Wczorajsze doniesienie o samobójczej śmierci wybitnego projektanta Alexandra McQueena wstrząsnęło światem mody. Osoby z otoczenia zmarłego projektanta odmówiły jak na razie komentarzy w tej sprawie, ale dziennik Daily Mail, który jako pierwszy podał tę informację, zdobył więcej szczegółów.

Projektant powiesił się w swoim domu w dzielnicy Mayfair w Londynie, a jego ciało nad ranem znalazła zatrudniana przez niego sprzątaczka. Policja wykluczyła jakikolwiek udział osób trzecich – funkcjonariusz rozmawiający z reporterem Daily Mail zapewnił, że w tym przypadku nie ma żadnych podejrzeń. McQueen nie zostawił żadnej notki ani listu.

W mediach szeroko dyskutuje się o tym, dlaczego projektant zdecydował się odebrać sobie życie. Najbardziej prawdopodobną wersją wydaje się załamanie nerwowe po śmierci ukochanej matki, której pogrzeb miał się odbyć dziś. Ze względu na wczorajszą tragedię rodzina postanowiła jednak przesunąć jego datę.

Daily Mail spekuluje, że śmierć matki McQueena nie była jedynym powodem jego samobójstwa. Osoby, które rozmawiały z dziennikarzami pracującymi dla gazety dość zgodnie twierdziły, że projektant już wcześniej cierpiał na depresję. Często miał miewać wahania nastrojów, część rozmówców Daily Mail wspominała także, że już wcześniej miał myśli samobójcze.

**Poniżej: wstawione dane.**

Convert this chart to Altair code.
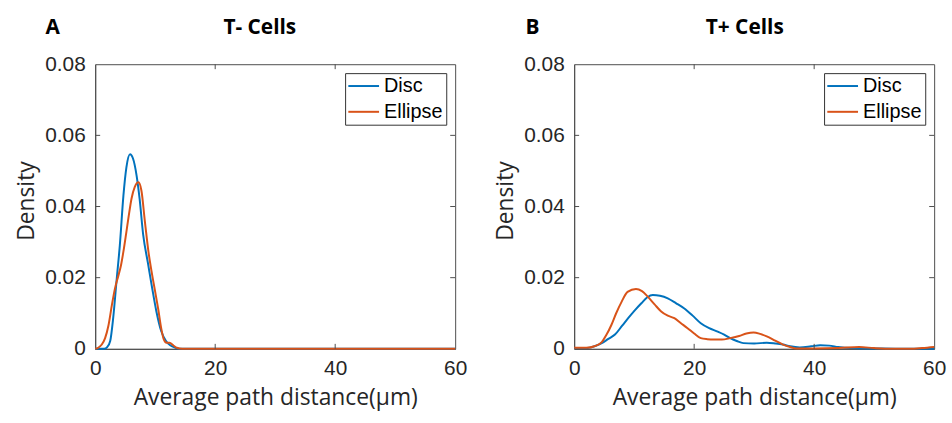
import altair as alt
import pandas as pd

# ---------------- data ----------------
series_names = ["Disc", "Ellipse"]
series_colors = ["#0072BD", "#D95319"]

# Panel A: T- Cells
a_disc_x = [0, 1.5, 2.0, 2.5, 3.0, 3.6, 4.1, 4.7, 5.2, 5.8, 6.3, 6.9, 7.4, 8.0, 8.8, 9.5, 10.2, 11.0, 11.8, 12.5, 13.2, 14.0, 60]
a_disc_y = [0, 0, 0.0005, 0.0022, 0.0087, 0.0199, 0.029, 0.043, 0.051, 0.0547, 0.0535, 0.0487, 0.0422, 0.032, 0.024, 0.017, 0.0105, 0.005, 0.0022, 0.0010, 0.0004, 0, 0]
a_ell_x = [0, 0.5, 1.1, 1.65, 2.2, 2.8, 3.3, 3.85, 4.3, 4.7, 5.2, 5.6, 6.05, 6.6, 7.2, 7.7, 8.3, 8.9, 9.4, 10.0, 10.5, 11.0, 11.4, 11.9, 12.4, 13.0, 13.6, 14.5, 60]
a_ell_y = [0, 0.0003, 0.0012, 0.003, 0.0065, 0.0125, 0.017, 0.0205, 0.0235, 0.0273, 0.0329, 0.0375, 0.0422, 0.0455, 0.0468, 0.0445, 0.0355, 0.027, 0.0217, 0.016, 0.0112, 0.0058, 0.0028, 0.0017, 0.0017, 0.0010, 0.0003, 0, 0]

# Panel B: T+ Cells
b_disc_x = [0, 2, 3.5, 4.6, 5.7, 6.8, 8.0, 9.0, 10.1, 11.2, 12.2, 13.1, 14.3, 15.6, 17.0, 18.3, 19.7, 21.1, 22.5, 23.8, 25.0, 26.0, 27.1, 28.2, 30.0, 32.1, 33.5, 34.8, 36.0, 37.6, 39.5, 41.0, 42.5, 44.0, 46.0, 50.0, 55.0, 60.0]
b_disc_y = [0.0002, 0.0002, 0.0008, 0.0016, 0.0028, 0.004, 0.0065, 0.0086, 0.0108, 0.0128, 0.0145, 0.0151, 0.0149, 0.0142, 0.0128, 0.0114, 0.0094, 0.0072, 0.0058, 0.0049, 0.0040, 0.0030, 0.0022, 0.0016, 0.0015, 0.0017, 0.0015, 0.0012, 0.0007, 0.0004, 0.0007, 0.0010, 0.0009, 0.0005, 0.0002, 0.0001, 0, 0]
b_ell_x = [0, 2, 3.5, 4.6, 5.4, 6.2, 7.0, 7.9, 8.9, 10.3, 11.3, 12.3, 13.4, 14.5, 15.6, 16.7, 17.8, 18.9, 20.0, 21.1, 22.2, 23.3, 24.6, 26.0, 27.5, 28.7, 29.9, 31.0, 32.1, 33.5, 34.8, 36.0, 37.0, 40.0, 44.0, 47.5, 50.0, 53.0, 56.0, 58.0, 60.0]
b_ell_y = [0.0003, 0.0003, 0.0008, 0.0019, 0.004, 0.0067, 0.010, 0.0132, 0.016, 0.0168, 0.0162, 0.0146, 0.0125, 0.0105, 0.0093, 0.0086, 0.0072, 0.0058, 0.0043, 0.0030, 0.0027, 0.0026, 0.0026, 0.0030, 0.0036, 0.0043, 0.0046, 0.0042, 0.0035, 0.0023, 0.0012, 0.0005, 0.0001, 0.0001, 0.0002, 0.0005, 0.0002, 0, 0, 0.0002, 0.0005]

x_ticks = [0, 20, 40, 60]
y_ticks = [0, 0.02, 0.04, 0.06, 0.08]

W, H = 363, 287
AXIS_FONT = "Liberation Sans"
TITLE_FONT = "Open Sans"
TXT = "#262626"
FRAME = "#4d4d4d"


def long_df(dx, dy, ex, ey):
    rows = [{"x": a, "y": b, "series": "Disc", "o": i} for i, (a, b) in enumerate(zip(dx, dy))]
    rows += [{"x": a, "y": b, "series": "Ellipse", "o": i} for i, (a, b) in enumerate(zip(ex, ey))]
    return pd.DataFrame(rows)


def panel(df, letter, title, letter_dx, title_dx):
    xs = alt.Scale(domain=[0, 60], nice=False)
    ys = alt.Scale(domain=[0, 0.08], nice=False)
    lines = alt.Chart(df).mark_line(strokeWidth=2, interpolate="monotone").encode(
        x=alt.X("x:Q", scale=xs,
                axis=alt.Axis(values=x_ticks, title="Average path distance(μm)", grid=False,
                              ticks=False, labelPadding=9, labelFontSize=21, labelFont=AXIS_FONT,
                              labelColor=TXT, titleFont=TITLE_FONT, titleFontSize=23,
                              titleFontWeight="normal", titleColor=TXT, titlePadding=8,
                              domainColor=FRAME, labelFlush=False)),
        y=alt.Y("y:Q", scale=ys,
                axis=alt.Axis(values=y_ticks, title="Density", grid=False, ticks=False,
                              labelPadding=10, labelFontSize=21, labelFont=AXIS_FONT,
                              labelColor=TXT, titleFont=TITLE_FONT, titleFontSize=23,
                              titleFontWeight="normal", titleColor=TXT, titlePadding=6,
                              titleY=H / 2 - 6,
                              domainColor=FRAME, labelFlush=False,
                              labelExpr="datum.value == 0 ? '0' : format(datum.value, '.2f')")),
        color=alt.Color("series:N",
                        scale=alt.Scale(domain=series_names, range=series_colors),
                        legend=alt.Legend(title=None, orient="top-right", offset=9,
                                          symbolType="M-2,0H2", symbolSize=240,
                                          symbolOffset=5.75,
                                          symbolStrokeWidth=2, labelFont=AXIS_FONT,
                                          labelFontSize=20, labelColor="#000",
                                          labelOffset=10.5, rowPadding=6, padding=3,
                                          strokeColor="#333", fillColor="white")),
        order="o:Q",
    )
    xt = pd.DataFrame({"x": x_ticks[1:-1]})
    yt = pd.DataFrame({"y": y_ticks[1:-1]})
    tb = alt.Chart(xt).mark_rule(color=FRAME, strokeWidth=1).encode(
        x=alt.X("x:Q", scale=xs), y=alt.value(H), y2=alt.value(H - 5))
    tt = alt.Chart(xt).mark_rule(color=FRAME, strokeWidth=1).encode(
        x=alt.X("x:Q", scale=xs), y=alt.value(0), y2=alt.value(5))
    tl = alt.Chart(yt).mark_rule(color=FRAME, strokeWidth=1).encode(
        y=alt.Y("y:Q", scale=ys), x=alt.value(0), x2=alt.value(5))
    tr = alt.Chart(yt).mark_rule(color=FRAME, strokeWidth=1).encode(
        y=alt.Y("y:Q", scale=ys), x=alt.value(W), x2=alt.value(W - 5))
    lab = alt.Chart(pd.DataFrame({"t": [letter]})).mark_text(
        font=TITLE_FONT, fontSize=21, fontWeight="bold", align="left", baseline="middle",
        color="#000").encode(text="t:N", x=alt.value(letter_dx), y=alt.value(-36))
    ttl = alt.Chart(pd.DataFrame({"t": [title]})).mark_text(
        font=TITLE_FONT, fontSize=21, fontWeight="bold", align="center", baseline="middle",
        color="#000").encode(text="t:N", x=alt.value(title_dx), y=alt.value(-36))
    return alt.layer(lines, tb, tt, tl, tr, lab, ttl).properties(width=W, height=H)


pa = panel(long_df(a_disc_x, a_disc_y, a_ell_x, a_ell_y), "A", "T- Cells", -50, 166)
pb = panel(long_df(b_disc_x, b_disc_y, b_ell_x, b_ell_y), "B", "T+ Cells", -49, 172)

chart = alt.hconcat(pa, pb, spacing=26).resolve_scale(color="independent").resolve_legend(
    color="independent").properties(
    padding={"left": 15, "top": 15, "right": 5, "bottom": 5},
    background="white",
).configure_view(stroke=FRAME, strokeWidth=1)

chart.save("out.html", embed_options={"renderer": "svg", "actions": False})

Osoby pracujące przy odwołanym obecnie pokazie najnowszej kolekcji projektanta były bardziej powściągliwe. Dziennikarzom udało się jedynie dowiedzieć, że McQueen nie zjawił się podczas żadnej z zaplanowanych wcześniej przymiarek, po śmierci mamy stracił wszelkie zainteresowanie zbliżającym się pokazem. Podobno przez ostatnich kilka dni w ogóle nie wstawał z łóżka.

Ciężko skomentować te doniesienia. Skoro osoby pracujące z nim wcześniej i podające się teraz w mediach za jego przyjaciół widziały niepokojące symptomy, to dlaczego nikt się tym nie zainteresował?

Tymczasem świat mody opłakuje stratę. Kondolencje oficjalnie wyrażają nie tylko osoby związane z modą, ale także gwiazdy. Pod butikami projektanta pojawiają się znicze i kwiaty składane przez wielbicieli talentu projektanta.

Podobno najbardziej wstrząśnięta śmiercią McQueena jest Kate Moss. Supermodelka była w bardzo bliskich stosunkach z projektantem (była nawet świadkiem na jego ślubie w 2000 roku) i poprzez swojego rzecznika prasowego poprosiła media, aby uszanowały jej prywatność w tych trudnych chwilach.